I wrote that because many people were saying that the first caliph was elected by vote, and by that statement, implying that it amounted to democracy. It doesn't - it only amounts to an elective monarchy.
Now, coming to your part about the rashidun caliphate - it was not a democracy in the sense in which we use the term today. There are many kinds of democracies as well, but when we say "democracy" these days, we mean at least a representative democracy, maybe a liberal democracy.
When you say that the caliphate had a parliament, I assume you mean the majilis? If so, those were not bodies of elected representatives, which is what a parliament in a representative democracy is. These majilis (they went by a few other terms too, and I cannot recollect those from memory) operated differently in different parts of the caliphate, and as far as I know, they were not composed of a bunch of people voted from specific regions. That is, it wasn't like one member was elected from one province and so on. There were general guidelines on who can become a member, but REPRESENTATION of people by area was not part of the concept. I know that this is true of most of these majilis. Maybe there were some parts where it was practiced in the way modern democracies function - I am not aware of any.

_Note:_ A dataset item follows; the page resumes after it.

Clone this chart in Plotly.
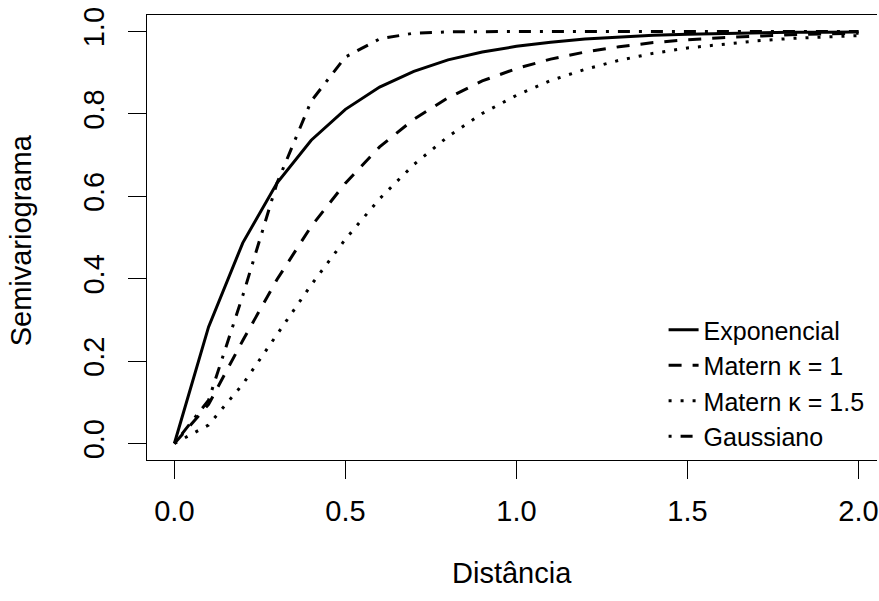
import plotly.graph_objects as go

# Data
dist = [0.0, 0.1, 0.2, 0.3, 0.4, 0.5, 0.6, 0.7, 0.8, 0.9, 1.0,
        1.1, 1.2, 1.3, 1.4, 1.5, 1.6, 1.7, 1.8, 1.9, 2.0]
exponencial = [0.0, 0.283, 0.487, 0.632, 0.736, 0.811, 0.865, 0.903, 0.931, 0.950, 0.964,
               0.974, 0.982, 0.987, 0.991, 0.993, 0.995, 0.997, 0.998, 0.998, 0.999]
matern_k1 = [0.0, 0.095, 0.250, 0.398, 0.527, 0.632, 0.720, 0.787, 0.839, 0.880, 0.910,
             0.933, 0.950, 0.963, 0.973, 0.980, 0.985, 0.989, 0.992, 0.994, 0.996]
matern_k15 = [0.0, 0.045, 0.144, 0.264, 0.385, 0.496, 0.594, 0.677, 0.745, 0.801, 0.845,
              0.881, 0.908, 0.930, 0.947, 0.960, 0.969, 0.977, 0.983, 0.987, 0.990]
gaussiano = [0.0, 0.105, 0.359, 0.632, 0.831, 0.938, 0.982, 0.996, 0.999, 1.0, 1.0,
             1.0, 1.0, 1.0, 1.0, 1.0, 1.0, 1.0, 1.0, 1.0, 1.0]

series_names = ["Exponencial", "Matern κ = 1", "Matern κ = 1.5", "Gaussiano"]
x_ticks = [0.0, 0.5, 1.0, 1.5, 2.0]
y_ticks = [0.0, 0.2, 0.4, 0.6, 0.8, 1.0]

FONT = "Liberation Sans, Arial, Helvetica, sans-serif"
FS = 29
LFS = 25
LW = 3

dashes = ["solid", "13px,11px", "3px,9px", "3px,9px,12px,9px"]
series = [exponencial, matern_k1, matern_k15, gaussiano]

fig = go.Figure()
for name, ys, d in zip(series_names, series, dashes):
    fig.add_trace(go.Scatter(
        x=dist, y=ys, mode="lines", name=name,
        line=dict(color="black", width=LW, dash=d),
    ))

fig.update_layout(
    width=879, height=601,
    margin=dict(l=147, r=0, t=15, b=141, pad=0),
    plot_bgcolor="white", paper_bgcolor="white",
    font=dict(family=FONT, size=FS, color="black"),
    showlegend=True,
    legend=dict(
        x=(665 - 147) / 732, y=1 - (307 - 15) / 445,
        xanchor="left", yanchor="top",
        bgcolor="rgba(0,0,0,0)", borderwidth=0,
        font=dict(family=FONT, size=LFS, color="black"),
        tracegroupgap=0, itemwidth=30,
    ),
    xaxis=dict(
        range=[-0.08, 2.054], tickvals=x_ticks, ticktext=[f"{v:.1f}" for v in x_ticks],
        showgrid=False, zeroline=False,
        showline=True, linecolor="black", linewidth=1, mirror=True,
        ticks="outside", ticklen=18, tickwidth=1, tickcolor="black",
        tickfont=dict(family=FONT, size=FS, color="black"),
        ticklabelstandoff=7, ticklabeloverflow="allow",
    ),
    yaxis=dict(
        range=[-0.04, 1.04], tickvals=y_ticks, ticktext=[f"{v:.1f}" for v in y_ticks],
        showgrid=False, zeroline=False,
        showline=True, linecolor="black", linewidth=1, mirror=False,
        ticks="outside", ticklen=18, tickwidth=1, tickcolor="black",
        tickangle=-90,
        tickfont=dict(family=FONT, size=FS, color="black"),
        ticklabelstandoff=12,
    ),
    annotations=[
        dict(text="Distância", xref="paper", yref="paper",
             x=0.5, y=(460 - 573) / 445, xanchor="center", yanchor="middle",
             showarrow=False, font=dict(family=FONT, size=FS, color="black")),
        dict(text="Semivariograma", xref="paper", yref="paper",
             x=(21 - 147) / 732, y=(460 - 240) / 445, xanchor="center", yanchor="middle",
             textangle=-90, showarrow=False, font=dict(family=FONT, size=FS, color="black")),
    ],
)

fig.write_html("out.html")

Another thing to note is that in modern democracies, each arm of the govt has a specific function. (Seperation of powers and all that.) The function of the elected representatives is law making. Most of the majilis solely functioned to elect a caliph - that is a good practice, but that is not what we expect our representatives to do today. Or the majilis acted as an advisory council for the caliphs. All this is very different from what we call representative democracy today.
Don't get me wrong, the system of the early caliphate was probably a HUGE improvement over anything that those regions had seen. Only the greeks, 500+ years before them, and in a different geographical region, had invented a better system, to the best of my knowledge. For their time and place, their system was much better than anything else.

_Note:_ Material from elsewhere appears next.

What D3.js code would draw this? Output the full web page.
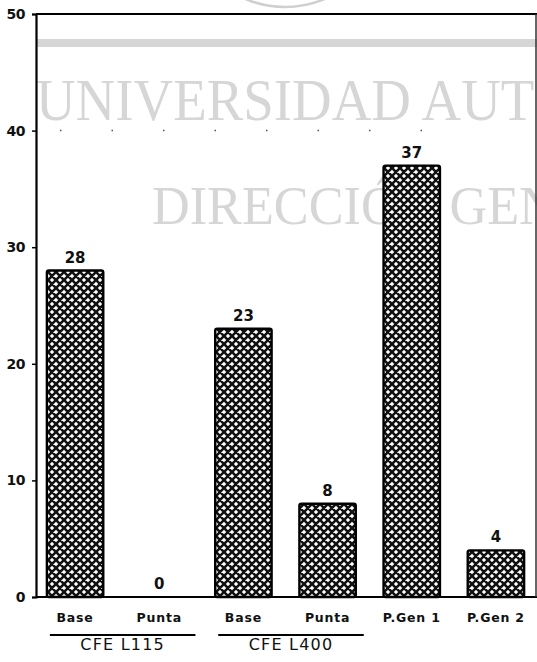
<!DOCTYPE html>
<html>
<head>
<meta charset="utf-8">
<script src="https://cdn.jsdelivr.net/npm/d3@7"></script>
<style>
  html, body { margin: 0; padding: 0; background: #fff; }
  svg { display: block; }
</style>
</head>
<body>
<svg id="chart" width="537" height="662"></svg>
<script>
// Bar categories, grouped under the supplier labels
const categories = ["Base", "Punta", "Base", "Punta", "P.Gen 1", "P.Gen 2"];
const values = [28, 0, 23, 8, 37, 4];
const groups = [
  { label: "CFE L115", from: 0, to: 1 },
  { label: "CFE L400", from: 2, to: 3 }
];
const yTicks = [0, 10, 20, 30, 40, 50];

const svg = d3.select("#chart");
const W = 537, H = 662;

const x = d3.scaleBand()
  .domain(d3.range(categories.length))
  .range([33, 538])
  .paddingInner(0.33)
  .paddingOuter(0.165);

const y = d3.scaleLinear().domain([0, 50]).range([597, 14]);

// Cross-hatch fill used by every bar
const defs = svg.append("defs");
const pat = defs.append("pattern")
  .attr("id", "hatch")
  .attr("patternUnits", "userSpaceOnUse")
  .attr("width", 8).attr("height", 8);
pat.append("rect").attr("width", 8).attr("height", 8).attr("fill", "#fff");
pat.append("path")
  .attr("d", "M-1,-1 L9,9 M-1,9 L9,-1 M3,-5 L13,5 M-5,3 L5,13 M-5,5 L5,-5 M3,13 L13,3")
  .attr("stroke", "#111").attr("stroke-width", 2.6);

// Background watermark: seal arc, band and institution name
const wm = svg.append("g").attr("fill", "#d6d6d6");
svg.append("circle")
  .attr("cx", 285).attr("cy", -95).attr("r", 102)
  .attr("fill", "none").attr("stroke", "#cfcfcf").attr("stroke-width", 2.5);
wm.append("rect").attr("x", 36).attr("y", 39).attr("width", W - 36).attr("height", 8);
wm.append("text")
  .attr("transform", "translate(36,120) scale(0.93,1)")
  .attr("font-family", "'Liberation Serif', 'DejaVu Serif', serif")
  .attr("font-size", 59)
  .text("UNIVERSIDAD AUT");
wm.append("text")
  .attr("transform", "translate(152,224) scale(0.95,1)")
  .attr("font-family", "'Liberation Serif', 'DejaVu Serif', serif")
  .attr("font-size", 55)
  .text("DIRECCIÓN GEN");

// Frame: top rule, baseline, right edge
const frame = svg.append("g").attr("stroke", "#000").attr("fill", "none");
frame.append("line").attr("x1", 36).attr("x2", W).attr("y1", y(50)).attr("y2", y(50)).attr("stroke-width", 2.2);
frame.append("line").attr("x1", 36).attr("x2", W).attr("y1", y(0)).attr("y2", y(0)).attr("stroke-width", 2);
frame.append("line").attr("x1", 536).attr("x2", 536).attr("y1", y(50)).attr("y2", y(0)).attr("stroke", "#333").attr("stroke-width", 1.5);

// Sparse dotted guide at 40
svg.append("line")
  .attr("x1", 60).attr("x2", 470).attr("y1", y(40)).attr("y2", y(40))
  .attr("stroke", "#555").attr("stroke-width", 1.5)
  .attr("stroke-dasharray", "1.5 50");

// Y axis
const yAxis = d3.axisLeft(y).tickValues(yTicks).tickSize(4).tickPadding(7);
const yg = svg.append("g").attr("transform", "translate(36,0)").call(yAxis);
yg.select(".domain").attr("stroke", "#000").attr("stroke-width", 2.2);
yg.selectAll(".tick line").attr("stroke", "#000").attr("stroke-width", 1.5);
yg.selectAll(".tick text")
  .attr("font-family", "'DejaVu Sans', sans-serif")
  .attr("font-weight", "bold").attr("font-size", 14).attr("fill", "#111")
  .attr("letter-spacing", -0.5);

// Bars
svg.append("g").selectAll("rect")
  .data(values.map((v, i) => ({ v, i })).filter(d => d.v > 0))
  .join("rect")
  .attr("x", d => x(d.i))
  .attr("y", d => y(d.v))
  .attr("width", x.bandwidth())
  .attr("height", d => y(0) - y(d.v))
  .attr("rx", 2)
  .attr("fill", "url(#hatch)")
  .attr("stroke", "#000").attr("stroke-width", 2.4);

// Value labels
svg.append("g").selectAll("text")
  .data(values.map((v, i) => ({ v, i })))
  .join("text")
  .attr("x", d => x(d.i) + x.bandwidth() / 2)
  .attr("y", d => y(d.v) - 8)
  .attr("text-anchor", "middle")
  .attr("font-family", "'DejaVu Sans', sans-serif")
  .attr("font-weight", "bold").attr("font-size", 15).attr("fill", "#111")
  .text(d => d.v);

// Category labels
svg.append("g").selectAll("text")
  .data(categories)
  .join("text")
  .attr("x", (d, i) => x(i) + x.bandwidth() / 2)
  .attr("y", 622)
  .attr("text-anchor", "middle")
  .attr("font-family", "'DejaVu Sans', sans-serif")
  .attr("font-weight", "bold").attr("font-size", 12.5).attr("fill", "#111")
  .attr("letter-spacing", 0.8)
  .text(d => d);

// Group brackets and names
const gg = svg.append("g");
groups.forEach(g => {
  const x1 = x(g.from) + 3, x2 = x(g.to) + x.bandwidth() + 8;
  gg.append("line").attr("x1", x1).attr("x2", x2).attr("y1", 635).attr("y2", 635)
    .attr("stroke", "#000").attr("stroke-width", 2);
  gg.append("text")
    .attr("x", (x1 + x2) / 2).attr("y", 650)
    .attr("text-anchor", "middle")
    .attr("font-family", "'DejaVu Sans', sans-serif")
    .attr("font-size", 16).attr("fill", "#111")
    .attr("letter-spacing", 1.2)
    .text(g.label);
});
</script>
</body>
</html>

However, we have a superior system of governing in the modern day concept of a liberal democracy. Universal adult franchise, general elections, multiple political parties, separation of powers between different branches of govt, universal rights and liberties, these are all necessary conditions for a state to be called a classical democracy today. Most of these did not exist (or did not exist together in any province) in the caliphate. And that is not surprising since, just like other branches of human knowledge evolve, so does political and administrative thought. Just like we know a lot more about science or engineering than people did a thousand years back, we also have better administrative systems today, because we can learn from all the good and bad systems tried in the past.

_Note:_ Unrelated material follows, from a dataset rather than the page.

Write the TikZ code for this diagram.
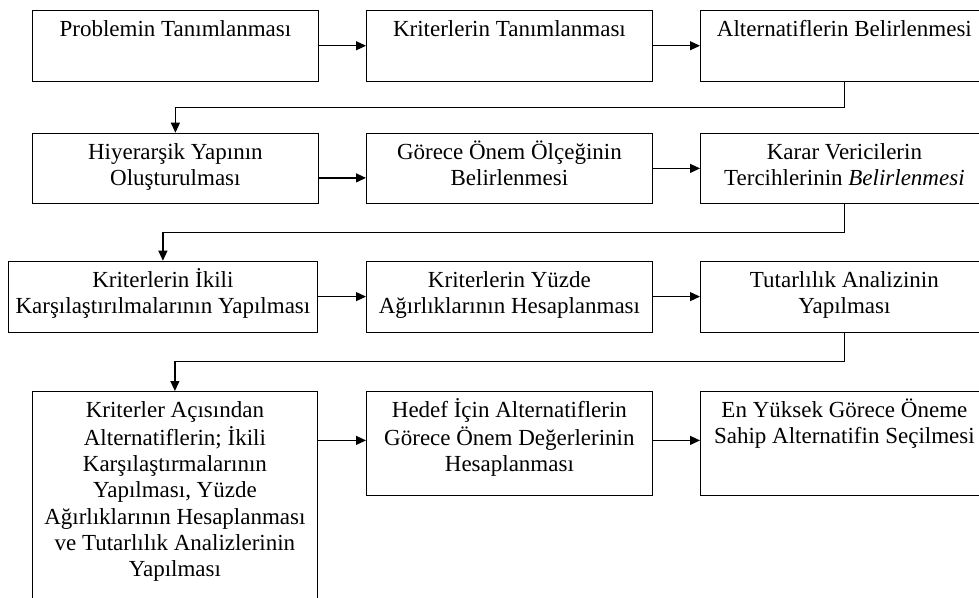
\documentclass[tikz,border=0pt]{standalone}
\usepackage{fontspec}
\setmainfont{Liberation Serif}
\usetikzlibrary{positioning,calc,arrows.meta}
\newcommand{\celltxt}[3]{\parbox[c][#2][t]{#1}{\centering\vspace*{7.5pt}\strut #3}}

\begin{document}
\begin{tikzpicture}[x=1pt,y=-1pt,
    stepbox/.style={draw,line width=0.8pt,anchor=north west,inner sep=0pt,
      font=\fontsize{23}{26.3}\selectfont},
    link/.style={line width=1.2pt,-{Triangle[length=10pt,width=9pt]}}]
\useasboundingbox (0,0) rectangle (979,597);
%Nodes
    \node[stepbox] (prob)  at (32,10)    {\celltxt{286pt}{70.7pt}{Problemin Tanımlanması}};
    \node[stepbox] (krit)  at (366,10)   {\celltxt{286pt}{70.7pt}{Kriterlerin Tanımlanması}};
    \node[stepbox] (alt)   at (700,10)   {\celltxt{288pt}{70.7pt}{Alternatiflerin Belirlenmesi}};
    \node[stepbox] (hiy)   at (32,132.7) {\celltxt{286pt}{70.6pt}{Hiyerarşik Yapının\\Oluşturulması}};
    \node[stepbox] (olc)   at (366,132.7){\celltxt{286pt}{70.6pt}{Görece Önem Ölçeğinin\\Belirlenmesi}};
    \node[stepbox] (karar) at (700,132.7){\celltxt{288pt}{70.6pt}{Karar Vericilerin\\Tercihlerinin \textit{Belirlenmesi}}};
    \node[stepbox] (ikili) at (7.7,260.7){\celltxt{309.6pt}{71pt}{Kriterlerin İkili\\Karşılaştırılmalarının Yapılması}};
    \node[stepbox] (yuzde) at (366,260.7){\celltxt{286pt}{71pt}{Kriterlerin Yüzde\\Ağırlıklarının Hesaplanması}};
    \node[stepbox] (tutar) at (700,260.7){\celltxt{288pt}{71pt}{Tutarlılık Analizinin\\Yapılması}};
    \node[stepbox] (altik) at (31.7,391) {\celltxt{285.6pt}{230pt}{Kriterler Açısından\\Alternatiflerin; İkili\\Karşılaştırmalarının\\Yapılması, Yüzde\\Ağırlıklarının Hesaplanması\\ve Tutarlılık Analizlerinin\\Yapılması}};
    \node[stepbox] (hedef) at (366,391)  {\celltxt{286pt}{104pt}{Hedef İçin Alternatiflerin\\Görece Önem Değerlerinin\\Hesaplanması}};
    \node[stepbox] (secim) at (700,391)  {\celltxt{288pt}{104pt}{En Yüksek Görece Öneme\\Sahip Alternatifin Seçilmesi}};
%Lines
    \draw[link] (prob.east) -- (krit.west);
    \draw[link] (krit.east) -- (alt.west);
    \draw[link] (alt.south) |- ($(alt.south)!.5!(hiy.north)$) -| (hiy.north);
    \draw[link] ([yshift=-9.5pt]hiy.east) -- ([yshift=-9.5pt]olc.west);
    \draw[link] (olc.east) -- (karar.west);
    \draw[link] (karar.south) |- ($(karar.south)!.5!(ikili.north)$) -| (ikili.north);
    \draw[link] (ikili.east) -- (yuzde.west);
    \draw[link] (yuzde.east) -- (tutar.west);
    \draw[link] (tutar.south) |- ($(tutar.south)!.5!(altik.north)$) -| (altik.north);
    \draw[link] ([yshift=3pt]hedef.west -| altik.east) -- ([yshift=3pt]hedef.west);
    \draw[link] ([yshift=3pt]hedef.east) -- ([yshift=3pt]secim.west);
\end{tikzpicture}
\end{document}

And that is why it is silly to ask whether something we have today confirms to what we had in the long past. What is a good system of governance should be analysed and arrived at through reasoning, not on the basis of what people in the 7th century did. To ask whether democracy is "Islamic" or not is as silly and pointless as asking whether lightbulbs are Islamic or not. I am pretty sure that the early caliphate did not use electricity or railroads or lightbulbs - does that make any of these unislamic? Should we use railroads or lightbulbs, or should we travel only on camels? How do we decide that question? Not by asking what the people in the early caliphate did, but by using our reasoning to arrive at an answer. The answer of course is that fluorescent lightbulbs are a lot easier and cheaper and efficient to use than oil lamps or wood, and railroads and motor cars are much more efficient than camels. And that is why we discarded one for the other. And that is why today we should shun earlier systems of governance, and adopt the newer ones, if the newer ones are better - which of course should be analysed through reason.
(By the way this talib dude's AK-47 is also unislamic. He should fight with swords, which is what muhammed and his followers did. Same reasoning that he uses to condemn democracy.)